“Based on the surveys conducted by ICAR-Indian Institute of Wheat & Barley Research (IIWBR), Karnal in collaboration of State Agricultural Universities (SAUs) and Krishi Vigyan Kendra (KVKs), it is found that wheat crop situation is normal,” said agriculture minister Narendra Singh Tomar in his written response to a Parliament question.
Asked whether the temperature touching as high as 35 degrees Celcius last month would adversely affect wheat production this year despite good production estimates, the minister said, “In the Northern Indian plain, the maximum temperature in February was hovering around 32-33 degree C in most of the area, and this temperature is unlikely to impact the wheat grain growth adversely as crop canopy temperature can be easily modulated by 2-3 degree Celsius less than air temperature by irrigation.”

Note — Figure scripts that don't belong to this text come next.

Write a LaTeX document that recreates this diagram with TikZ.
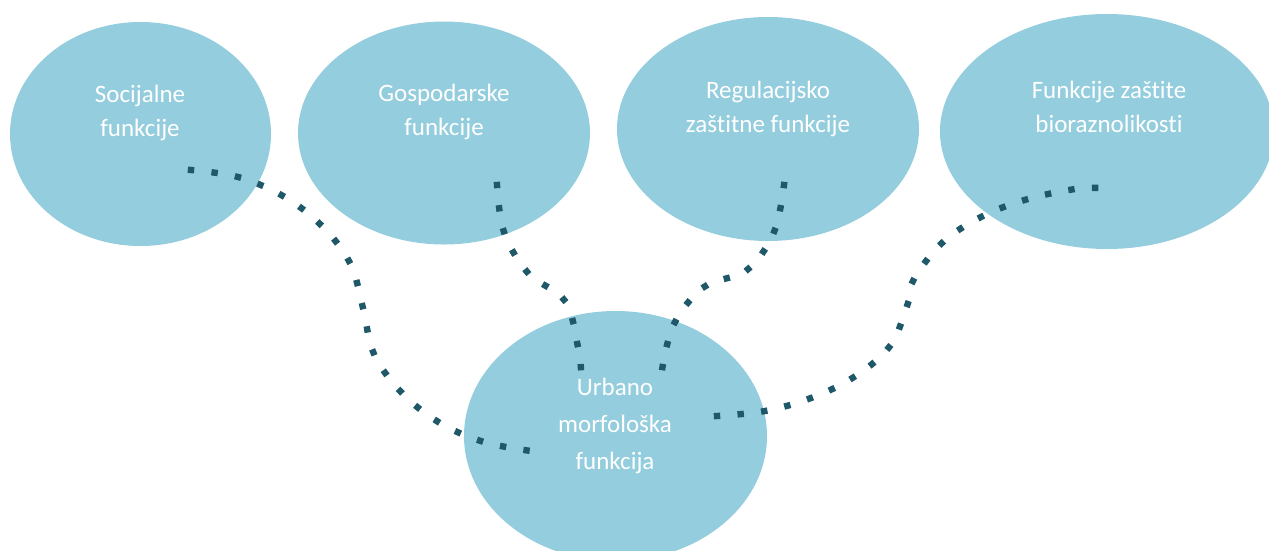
\documentclass[tikz,border=0pt]{standalone}
\usepackage{fontspec}
\setmainfont{Carlito}[Ligatures=NoCommon]
\usepackage{tikz}
\usetikzlibrary{positioning, shapes.geometric}
\definecolor{bubble}{HTML}{94CDDD}
\definecolor{dotteal}{HTML}{1F5868}

\begin{document}
\begin{tikzpicture}[x=1pt, y=-1pt,
		bubble/.style={ellipse, fill=bubble, draw=none, inner sep=0pt},
		label/.style={text=white, align=center, font=\fontsize{25}{34}\selectfont},
		dotline/.style={draw=dotteal, line width=6.4pt, line cap=rect, dash pattern=on 0.01pt off #1}]
		
		\useasboundingbox (0,0) rectangle (1269,550);
		\clip (0,0) rectangle (1269,550);
		
		\node[bubble, minimum width=261pt, minimum height=224pt] (soc) at (140.5,134) {};
		\node[bubble, minimum width=292pt, minimum height=223pt] (gos) at (444,133) {};
		\node[bubble, minimum width=302pt, minimum height=224pt] (reg) at (768,129) {};
		\node[bubble, minimum width=334pt, minimum height=235pt] (bio) at (1107,131.5) {};
		\node[bubble, minimum width=303pt, minimum height=250pt] (urb) at (615.5,436) {};
		
		\node[label] (soc-t) at (140,113) {Socijalne\\funkcije};
		\node[label] (gos-t) at (444,112) {Gospodarske\\funkcije};
		\node[label] (reg-t) at (768,109) {Regulacijsko\\zaštitne funkcije};
		\node[label] (bio-t) at (1109,107) {Funkcije zaštite\\bioraznolikosti};
		\node[label, font=\fontsize{25}{37}\selectfont] (urb-t) at (615,426) {Urbano\\morfološka\\funkcija};
		
		\coordinate (soc-e) at (191,170);
		\coordinate (gos-e) at (497,185);
		\coordinate (reg-e) at (784,185);
		\coordinate (bio-e) at (1099,188);
		\coordinate (urb-w) at (531,451);
		\coordinate (urb-nw) at (581,370);
		\coordinate (urb-ne) at (662,370);
		\coordinate (urb-e) at (717,416);
		
		% dotted links into the middle bubble
		\draw[dotline=23.74pt] plot[smooth, tension=0.6] coordinates {(soc-e) (238,177) (283,196) (321,225) (350,263) (363,308) (374,354) (402,393) (440,423) (484,442) (urb-w)};
		\draw[dotline=23.39pt] plot[smooth, tension=0.6] coordinates {(gos-e) (504,232) (528,273) (565,301) (578,347) (urb-nw)};
		\draw[dotline=23.44pt] plot[smooth, tension=0.6] coordinates {(reg-e) (774,232) (747,270) (704,287) (674,324) (urb-ne)};
		\draw[dotline=23.74pt] plot[smooth, tension=0.6] coordinates {(urb-e) (765,411) (811,398) (854,377) (890,346) (908,303) (914,279) (943,242) (983,216) (1028,199) (1075,189) (bio-e)};
		
\end{tikzpicture}
\end{document}
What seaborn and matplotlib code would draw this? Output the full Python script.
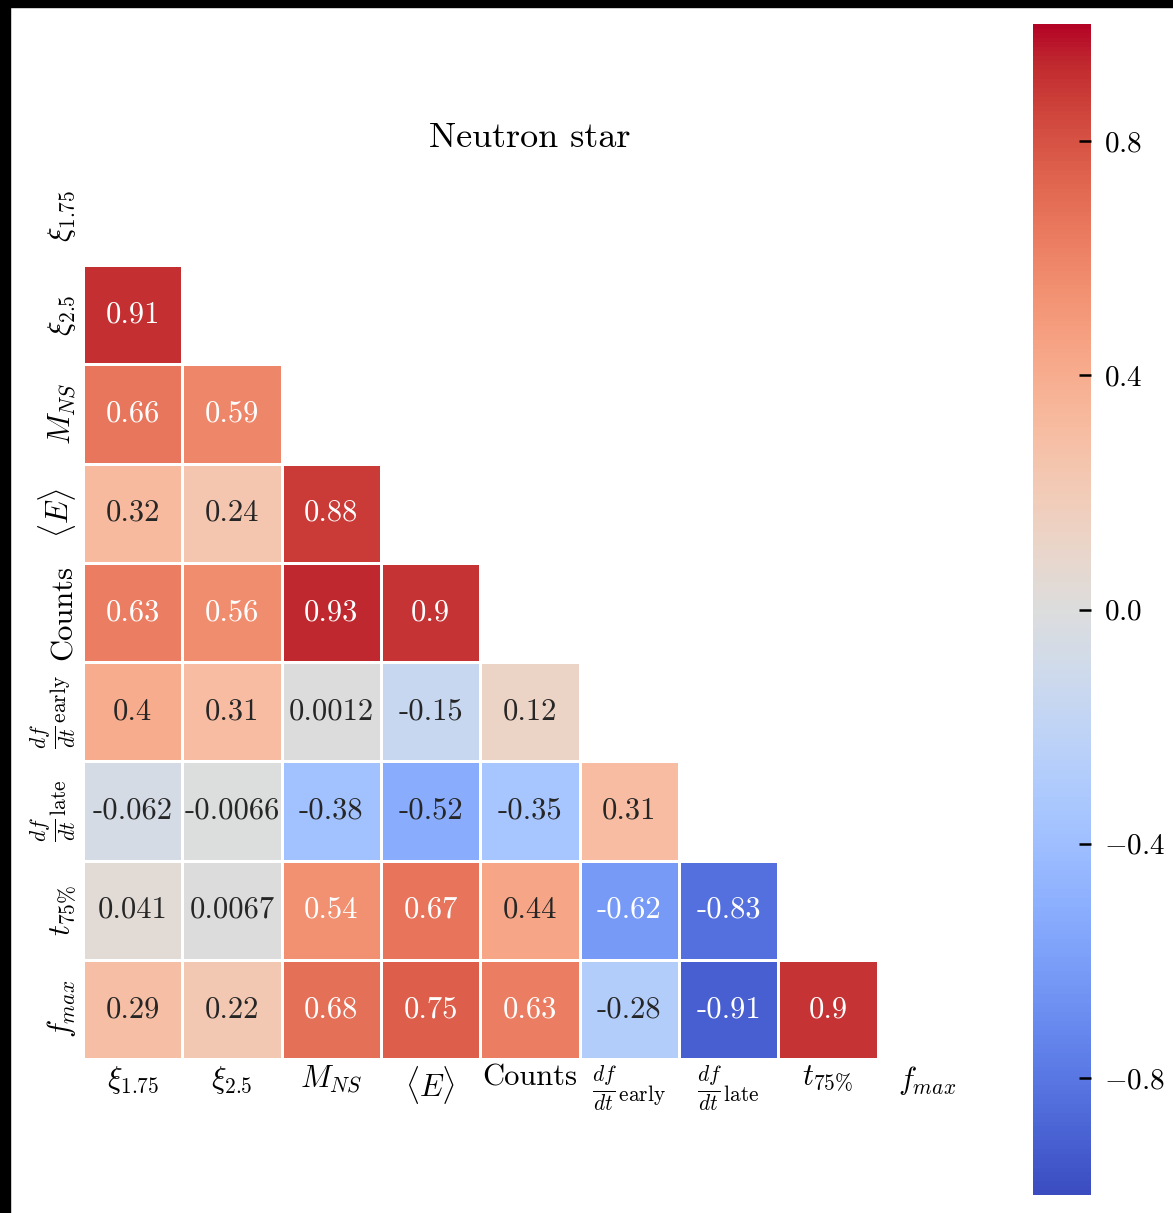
import numpy as np
import pandas as pd
import matplotlib
matplotlib.use("Agg")
import matplotlib.pyplot as plt
import seaborn as sns

labels = [r"$\xi_{1.75}$", r"$\xi_{2.5}$", r"$M_{NS}$", r"$\langle E\rangle$", "Counts",
          r"$\frac{df}{dt}{}_{\rm early}$", r"$\frac{df}{dt}{}_{\rm late}$", r"$t_{75\%}$", r"$f_{max}$"]

# lower-triangle correlation coefficients, row by row
row_xi25 = [0.91]
row_mns = [0.66, 0.59]
row_e = [0.32, 0.24, 0.88]
row_counts = [0.63, 0.56, 0.93, 0.9]
row_early = [0.4, 0.31, 0.0012, -0.15, 0.12]
row_late = [-0.062, -0.0066, -0.38, -0.52, -0.35, 0.31]
row_t75 = [0.041, 0.0067, 0.54, 0.67, 0.44, -0.62, -0.83]
row_fmax = [0.29, 0.22, 0.68, 0.75, 0.63, -0.28, -0.91, 0.9]
lower_rows = [row_xi25, row_mns, row_e, row_counts, row_early, row_late, row_t75, row_fmax]
cbar_ticks = [-0.8, -0.4, 0.0, 0.4, 0.8]

n = len(labels)
corr = np.eye(n)
for i, vals in enumerate(lower_rows, start=1):
    for j, v in enumerate(vals):
        corr[i, j] = v
        corr[j, i] = v
corr_df = pd.DataFrame(corr, index=labels, columns=labels)
mask = np.triu(np.ones_like(corr, dtype=bool))

sns.set_theme(style="white")
plt.rcParams["font.family"] = ["serif"]
plt.rcParams["font.serif"] = ["cmr10"]
plt.rcParams["mathtext.fontset"] = "cm"
plt.rcParams["axes.formatter.use_mathtext"] = True
plt.rcParams["axes.unicode_minus"] = True
plt.rcParams["text.color"] = "black"
plt.rcParams["xtick.color"] = "black"
plt.rcParams["ytick.color"] = "black"
plt.rcParams["xtick.labelcolor"] = "black"
plt.rcParams["ytick.labelcolor"] = "black"

W, H = 1173, 1213
fig = plt.figure(figsize=(W / 100, H / 100), dpi=100)
ax = fig.add_axes([83 / W, 1 - 1059 / H, 894 / W, 893 / H])
cax = fig.add_axes([1033 / W, 1 - 1195 / H, 58 / W, 1171 / H])

sns.heatmap(corr_df, mask=mask, cmap="coolwarm", vmin=-1, vmax=1, center=0,
            annot=True, fmt=".2g", annot_kws={"fontsize": 22},
            linewidths=1, linecolor="white", square=False,
            ax=ax, cbar_ax=cax)

ax.set_title("Neutron star", fontsize=26, pad=14, color="black")
ax.tick_params(length=0, labelsize=22)
ax.set_xticklabels(labels, rotation=0, fontsize=22)
ax.set_yticklabels(labels, rotation=90, va="center", fontsize=22)

# colorbar ticks point inward and sit on top of the colour strip
cax.set_yticks(cbar_ticks)
cax.set_axisbelow(False)
cax.yaxis.set_zorder(5)
cax.tick_params(right=True, direction="in", length=9, width=1.8, color="black",
                labelsize=21, pad=9)

# dark strips along the top and left edges of the canvas
fig.patches.append(plt.Rectangle((0, 1 - 7 / H), 1, 7 / H, transform=fig.transFigure,
                                 color="black", zorder=10))
fig.patches.append(plt.Rectangle((0, 0), 10 / W, 1, transform=fig.transFigure,
                                 color="black", zorder=10))

fig.savefig("out.png", dpi=100)
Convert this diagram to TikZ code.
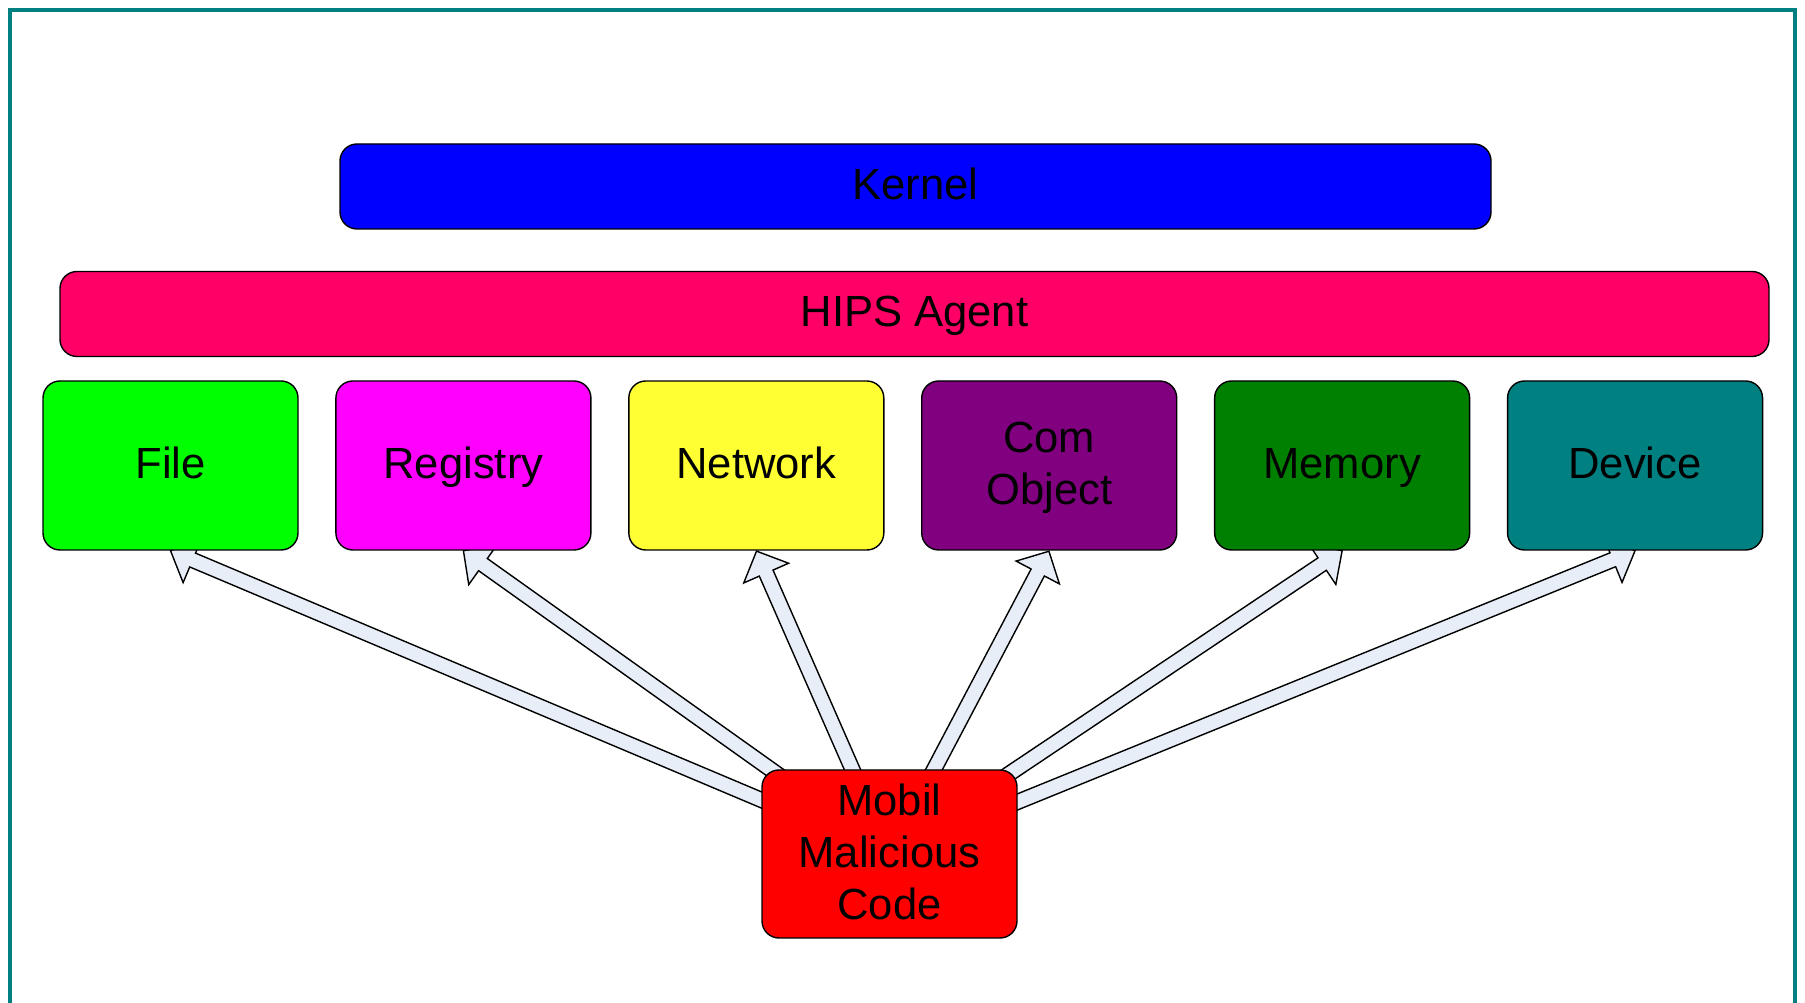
\documentclass[tikz,border=0pt]{standalone}
\usepackage{fontspec}
\setmainfont{Liberation Sans}
\usetikzlibrary{positioning,calc,backgrounds}

\definecolor{kernelblue}{HTML}{0000FF}
\definecolor{hipsred}{HTML}{FF0066}
\definecolor{filegreen}{HTML}{00FF00}
\definecolor{regmagenta}{HTML}{FF00FF}
\definecolor{netyellow}{HTML}{FFFF33}
\definecolor{compurple}{HTML}{800080}
\definecolor{memgreen}{HTML}{008000}
\definecolor{devteal}{HTML}{008080}
\definecolor{malred}{HTML}{FF0000}
\definecolor{arrowfill}{HTML}{E8EEF7}
\definecolor{frameteal}{HTML}{008080}

\begin{document}
\begin{tikzpicture}[
    node distance=0.365cm,
    layer/.style={draw, rounded corners=0.17cm, minimum height=0.85cm,
      font=\fontsize{12.4}{14.8}\selectfont, text depth=1.3pt},
    target/.style={draw, rounded corners=0.17cm, align=center, minimum width=2.55cm,
      minimum height=1.69cm, inner sep=1pt, font=\fontsize{12.4}{14.8}\selectfont,
      text depth=1.3pt},
    hitarrow/.style={draw=black, line width=0.4pt, fill=arrowfill, line join=miter}
  ]
    \useasboundingbox (0,0) rectangle (18.05,-10.03);
    \draw[frameteal, line width=0.045cm] (0.1,-10.6) -- (0.1,-0.1) -- (17.95,-0.1) -- (17.95,-10.6);

    \node[layer, fill=kernelblue, minimum width=11.51cm] (kernel) at (9.155,-1.865) {Kernel};
    \node[layer, fill=hipsred, minimum width=17.09cm] (hips) at (9.145,-3.14) {HIPS Agent};

    \node[target, fill=filegreen] (file) at (1.705,-4.655) {File};
    \node[target, fill=regmagenta, right=of file] (registry) {Registry};
    \node[target, fill=netyellow, right=of registry] (network) {Network};
    \node[target, fill=compurple, right=of network] (com) {Com\\Object};
    \node[target, fill=memgreen, right=of com] (memory) {Memory};
    \node[target, fill=devteal, right=of memory] (device) {Device};

    \node[target, fill=malred, minimum height=1.68cm] (mal) at (8.895,-8.54) {Mobil\\Malicious\\Code};

    \begin{scope}[on background layer]
      \foreach \t in {file,registry,network,com,memory,device}
        \draw[hitarrow] let \p1=(mal.center), \p2=(\t.south),
            \n1={atan2(\y2-\y1,\x2-\x1)}, \n2={veclen(\x2-\x1,\y2-\y1)} in
          [shift={(\p1)}, rotate=\n1]
          (0,-0.075cm) -- ({\n2-0.24cm},-0.075cm) -- ({\n2-0.24cm},-0.245cm)
          -- ({\n2},0cm) -- ({\n2-0.24cm},0.245cm) -- ({\n2-0.24cm},0.075cm)
          -- (0,0.075cm) -- cycle;
    \end{scope}
  \end{tikzpicture}
\end{document}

Referring to higher temperatures in other regions, Tomar said, “In central and peninsular India, the temperature always remains comparatively higher against northern plain throughout the crop growth period and crop phenology is naturally adjusted accordingly. Therefore, in these areas also, the temperature as high as 35 degree C is also not going to impact wheat yield adversely.”
On advisory to the farmers to deal with the situation, the minister said, “The scientists of ICAR have issued the advisory of giving light irrigation to modulate the crop canopy temperature favourably as and when required…Further, foliar spray of 200 litres per acre is recommended to minimize the heat shock.”
He informed that all extension agencies from Central and State governments along with ICAR/SAUs visit the farmers’ fields regularly and provide timely advisories to the farmers, wherever heat stress conditions can have adverse effects.